Pour les cadres axiaux, ceci signifie adopter un régime de participation, de soutien, d’équité, de confiance et de franchise. Ceci signifie encourager les employés de tous les échelons à communiquer leurs idées conformément au principe que, seul, l’individu ne peut être aussi sage que le groupe. Cette philosophie, bien que nouvelle, devrait être facile à suivre car elle répond à des besoins psychologiques fondamentaux.

Au tréfonds de lui-même, l’être humain veut s’identifier au groupe, contribuer, s’exprimer et donner libre cours à sa créativité. Il veut s’unir aux autres pour atteindre des objectifs communs. Il veut être fier de son travail et, partant, être fier de lui.

Pour les cadres élevés dans la tradition « produisez ou prenez la porte », que l’un des buts d’une entreprise soit de rendre ses employés heureux semble presque une hérésie. Pourtant une maison heureuse est une maison florissante, surtout à une époque où l’accent est mis sur la qualité, laquelle ne peut s’obtenir si l’employé n’éprouve aucun respect pour ses fonctions ni ne se sent lui-même respecté.

Les cadres traditionnels craignent sans doute qu’en permettant à tout un chacun de dire son mot, l’on crée une situation chaotique, incontrôlable.
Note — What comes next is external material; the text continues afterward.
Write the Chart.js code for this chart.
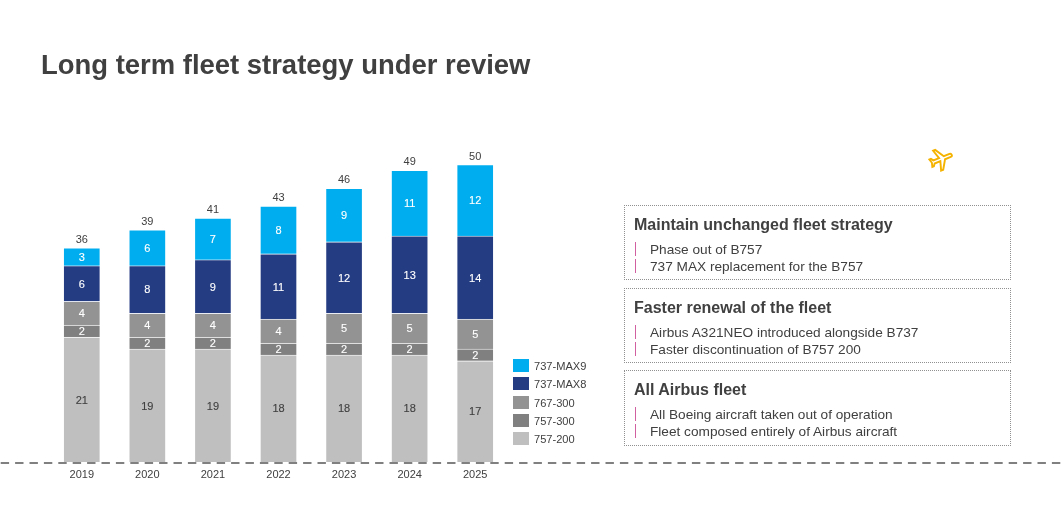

Pourtant la participation n’est pas l’anarchie. Aucune personne sensée ne s’oppose à des contrôles si elle en connaît la raison d’être.

Les participants de toute organisation savent inconsciemment que «  quelqu’un doit être le patron ». Mais aujourd’hui, il ne s’agit plus de régenter mais de faire preuve de leadership, c’est-à-dire stimuler et coordonner les efforts d’un groupe.

Les vrais leaders proposent plus qu’ils n’imposent. Ils décident en termes généraux ce qui doit être fait puis élaborent des plans d’action qui peuvent toujours être modifiés à la lumière de considérations ou d’événements antérieurement négligés. Ils tentent alors d’établir un consensus sur les mesures à prendre, sachant pertinemment que la réalisation de leurs objectifs dépend de l’étendue de l’appui sur lequel ils peuvent compter. Toutefois consensus ne veut pas dire unanimité.

Un parallèle est souvent établi entre les organisations et les communautés au sein desquelles les citoyens ne sont pas toujours d’accord, ni entre eux ni avec le leadership, mais où chacun reconnaît la nécessité de contribuer au bien-être général. Dans une communauté bien dirigée, l’individualité de chaque membre est respectée et la voix de chacun est écoutée. Nul besoin pour les membres d’aimer leurs prochains. Ils doivent simplement accepter de travailler avec eux en paix une fois que des directives ont été définies. « Il nous faut un individualisme qui n’isole pas l’homme de sa communauté; il nous faut une communauté qui n’étouffe pas l’individu, » a écrit Arthur Schlesinger, historien américain et conseiller présidentiel. Remplacez les mots « communauté » par «  organisation » et vous obtenez les principes fondamentaux de la gestion organisationnelle d’aujourd’hui.